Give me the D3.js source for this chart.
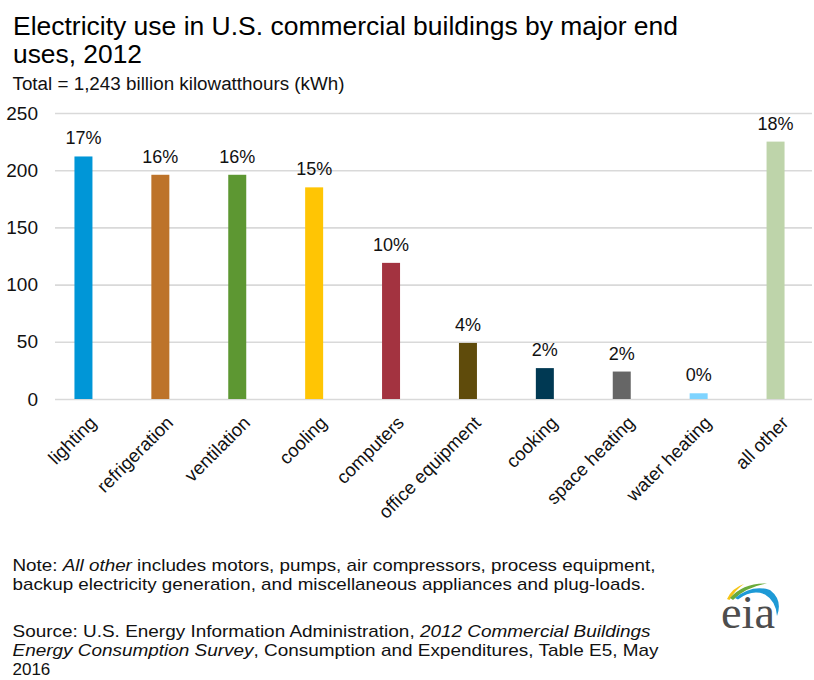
--
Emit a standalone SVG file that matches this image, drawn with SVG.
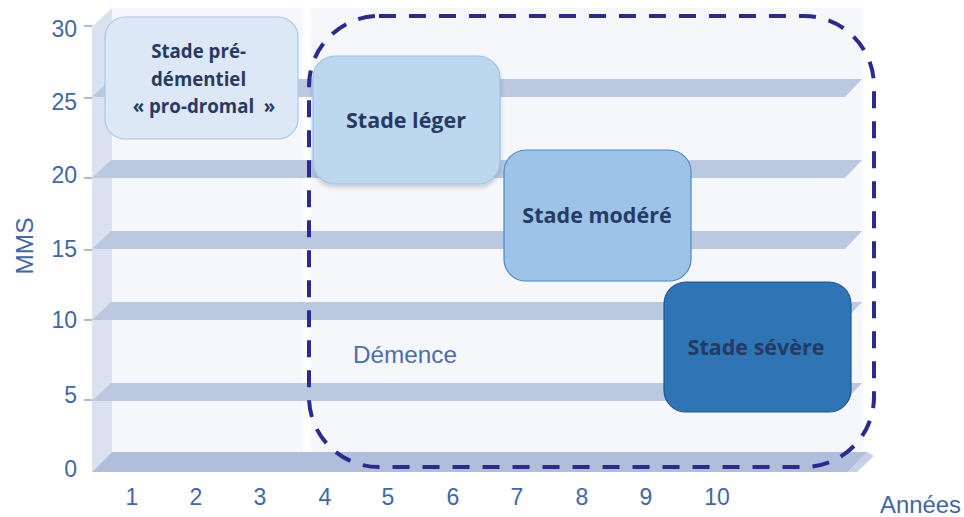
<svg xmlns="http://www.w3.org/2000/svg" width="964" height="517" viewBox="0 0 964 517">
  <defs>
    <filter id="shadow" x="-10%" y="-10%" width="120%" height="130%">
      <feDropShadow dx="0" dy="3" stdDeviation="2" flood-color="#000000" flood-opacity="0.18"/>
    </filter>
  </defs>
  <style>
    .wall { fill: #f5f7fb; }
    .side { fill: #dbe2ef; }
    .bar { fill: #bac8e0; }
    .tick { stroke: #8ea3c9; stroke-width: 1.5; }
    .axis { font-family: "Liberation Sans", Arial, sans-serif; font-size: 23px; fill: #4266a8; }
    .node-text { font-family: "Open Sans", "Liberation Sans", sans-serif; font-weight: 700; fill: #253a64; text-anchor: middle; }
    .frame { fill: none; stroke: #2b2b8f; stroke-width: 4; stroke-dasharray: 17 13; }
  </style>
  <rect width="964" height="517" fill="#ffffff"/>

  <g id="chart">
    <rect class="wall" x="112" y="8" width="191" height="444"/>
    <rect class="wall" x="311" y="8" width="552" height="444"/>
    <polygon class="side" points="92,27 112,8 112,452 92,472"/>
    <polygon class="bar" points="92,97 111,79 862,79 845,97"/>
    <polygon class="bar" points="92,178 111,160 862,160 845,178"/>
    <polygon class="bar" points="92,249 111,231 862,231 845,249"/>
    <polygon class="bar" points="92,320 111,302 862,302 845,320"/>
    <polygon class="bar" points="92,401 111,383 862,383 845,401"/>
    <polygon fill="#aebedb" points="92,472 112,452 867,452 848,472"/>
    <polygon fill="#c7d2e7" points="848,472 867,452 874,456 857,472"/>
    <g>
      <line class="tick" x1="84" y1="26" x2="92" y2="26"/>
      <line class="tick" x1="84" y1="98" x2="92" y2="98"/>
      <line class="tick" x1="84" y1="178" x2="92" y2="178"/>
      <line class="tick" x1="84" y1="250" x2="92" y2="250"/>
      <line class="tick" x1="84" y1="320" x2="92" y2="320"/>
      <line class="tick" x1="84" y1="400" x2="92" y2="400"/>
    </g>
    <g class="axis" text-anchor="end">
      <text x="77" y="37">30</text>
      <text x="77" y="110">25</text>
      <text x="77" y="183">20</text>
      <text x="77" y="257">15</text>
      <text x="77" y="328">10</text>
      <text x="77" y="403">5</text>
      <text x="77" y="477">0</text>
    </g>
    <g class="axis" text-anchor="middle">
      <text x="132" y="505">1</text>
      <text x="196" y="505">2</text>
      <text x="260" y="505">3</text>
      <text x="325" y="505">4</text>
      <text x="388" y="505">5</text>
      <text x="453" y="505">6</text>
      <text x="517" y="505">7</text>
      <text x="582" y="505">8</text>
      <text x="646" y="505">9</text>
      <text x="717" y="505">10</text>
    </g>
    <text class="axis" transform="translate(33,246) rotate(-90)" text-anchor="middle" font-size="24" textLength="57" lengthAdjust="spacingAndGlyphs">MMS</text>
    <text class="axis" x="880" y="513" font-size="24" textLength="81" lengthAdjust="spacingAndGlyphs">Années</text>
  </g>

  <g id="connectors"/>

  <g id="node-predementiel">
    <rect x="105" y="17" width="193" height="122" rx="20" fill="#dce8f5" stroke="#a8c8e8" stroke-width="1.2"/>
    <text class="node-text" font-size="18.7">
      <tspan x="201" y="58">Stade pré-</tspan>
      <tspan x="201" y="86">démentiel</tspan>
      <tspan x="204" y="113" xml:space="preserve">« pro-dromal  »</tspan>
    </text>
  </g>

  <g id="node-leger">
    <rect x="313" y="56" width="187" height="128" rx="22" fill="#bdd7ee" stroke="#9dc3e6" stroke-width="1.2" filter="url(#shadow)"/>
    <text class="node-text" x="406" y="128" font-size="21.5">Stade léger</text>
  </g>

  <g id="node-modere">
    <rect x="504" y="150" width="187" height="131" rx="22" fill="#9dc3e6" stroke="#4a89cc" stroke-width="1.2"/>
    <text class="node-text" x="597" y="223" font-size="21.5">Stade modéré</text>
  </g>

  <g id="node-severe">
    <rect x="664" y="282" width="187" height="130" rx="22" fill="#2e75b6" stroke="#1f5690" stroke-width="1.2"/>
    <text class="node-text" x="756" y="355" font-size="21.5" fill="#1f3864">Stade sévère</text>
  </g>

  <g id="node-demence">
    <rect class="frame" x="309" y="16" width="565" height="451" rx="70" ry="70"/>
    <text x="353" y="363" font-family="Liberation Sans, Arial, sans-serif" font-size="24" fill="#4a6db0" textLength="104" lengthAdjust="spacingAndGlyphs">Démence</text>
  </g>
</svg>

__Short task__: Of all the lines in the listing above, how many contain the word "this"? Answer with the number alone.

__Task result__: 2